Smoke and Mirrors Machine

Smoke and Mirrors Machine is a kinetic and digital installation interpreting the principles of secure communication between two parties and how it may be intercepted and subverted; a subject that came under close scrutiny by Alan Turing during his tenure at Bletchley Park working as a key part of the team decoding the German’s complex Enigma Machine communications.

Inside the cube is the symbol for infinity created by a laser being bounced around a series of mirrors and only revealed to the human eye as the cube is filled with smoke.  The symbol only appears correctly at two points in space (alluding to two parties sharing an identical message).  When the perspective projection is viewed correctly, the brain accepts the resulting image as whole, despite the complex physical anamorphic distortion occurring within the installation that has duped the visual minds of the observers into believing they are viewing the same information, when clearly the physical form of the shape has been subverted by the artisits when viewed from any other physical position.

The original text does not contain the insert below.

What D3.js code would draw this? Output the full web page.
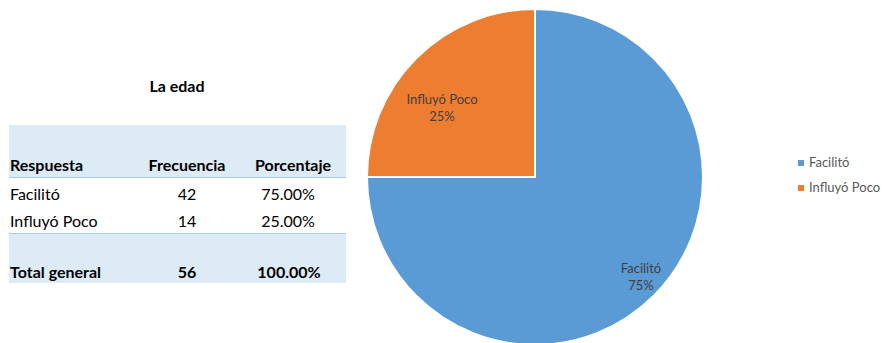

The work is inspired by the “Smoke and Mirrors Attack” described in a paper co-authored by Professor Christianson entitled “Multichannel protocols to prevent relay attacks” that investigates contemporary issues in computer security and how it is possible to be sure that you are digitally communicating with the person or device that you believe you are; a kind of extreme development of the imitation game Turing described in the 1950 paper “Computing Machinery and Intelligence“.  The Smoke and Mirrors Machine was built in partnership with Professor Bruce Christianson, as part of May and Dumitriu’s on-going artistic residency at Hertfordshire University.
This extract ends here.